If such morbid details command our attention, it’s for reasons of recent history, contemporary politics, geographic reality and the Sochi Olympics. These Games, taking place on the doorstep of one of the most volatile regions on earth—the Muslim lands of the North Caucasus—are as much Caucasian as Russian. The North Caucasus is the ancestral homeland of Dzhokhar and Tamerlan Tsarnaev, the brothers who allegedly set off two bombs at the 2013 Boston Marathon, and Islamist militants from the region have threatened attacks on the Sochi Games.
Georgia, which declared its independence from the collapsing U.S.S.R. in 1991, is not a Muslim country, but its conflicts with Russia over two disputed regions, Abkhazia and South Ossetia, contribute to the area’s instability. Within walking distance of Sochi’s Fisht Stadium, site of the opening ceremony, lies Abkhazia, which Russia recognizes as an independent state and props up economically but which Georgia furiously regards as part of its own territory. Russians will tell you that Sochi’s Krasnaya Polyana (Red Valley), in which Olympic skiing, jumping and sledding are taking place, is named for the color the bushes turn in the fall, but elsewhere in the Caucasus that name evokes the blood spilled there in 1864, when Russia eradicated hundreds of thousands of Circassians, one of Georgia’s many ethnic subgroups, from their tribal lands. The descendants of the victims consider it a sacrilege that the world is attending a $50 billion party on the site—and on the 150th anniversary—of a genocide.

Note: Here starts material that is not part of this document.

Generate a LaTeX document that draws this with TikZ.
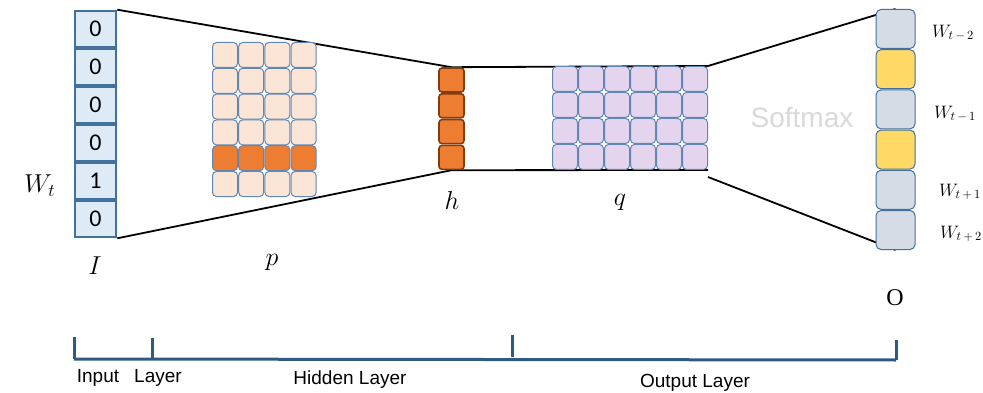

If it’s the Olympics, it seems, it’s time for the Georgian people to bury their dead. Nodar Kumaritashvili was only one of them. In August 1992, several weeks after the opening of the Barcelona Games, war broke out in Abkhazia between Georgians and Abkhaz separatists. The conflict would last more than 13 months and cause the deaths of as many as 20,000 civilians, most of them Georgians. In August 2004, during the first week of the Athens Olympics, dozens died in fighting in South Ossetia, the breakaway region of north-central Georgia. Four years later, as Russian prime minister Vladimir Putin attended the opening ceremony of the Beijing Olympics, Russian troops entered South Ossetia after fighting broke out between local separatists and Georgian troops. Russian forces then moved farther into Georgia and bombed targets up to the outskirts of Tbilisi, the capital. Today a shaky peace prevails between the two countries, but it’s a Pax Russica, with Moscow recognizing the independence of Abkhazia and South Ossetia but essentially controlling both territories.
The implications of all this are a constant preoccupation of the GNOC staff at 11 Machabeli Street. By virtue of its proximity to Sochi, Georgia is practically a cohost of these Olympics. The Imeretinskaya Valley, home to the coastal cluster of Olympic venues, has a name as Georgian as Sochi, and from the 11th to the 19th centuries the Kingdom of Georgia included the entire Sochi region. Yet Georgia nearly boycotted these Games. Last fall Russian organizers outraged Georgians by loading Abkhazia and South Ossetia into a credentialing database as independent entities.
There was satisfaction in the GNOC’s corridors on the October day I visited. The International Olympic Committee had just sent a letter stipulating that the Georgian committee is the only entity it recognizes in Abkhazia and South Ossetia. But as I discovered on a journey through Georgia, 11 Machabeli Street isn’t the only place in the country to come with a poignant backstory. And behind every address you’re likely to find Russia, or tragedy, or both.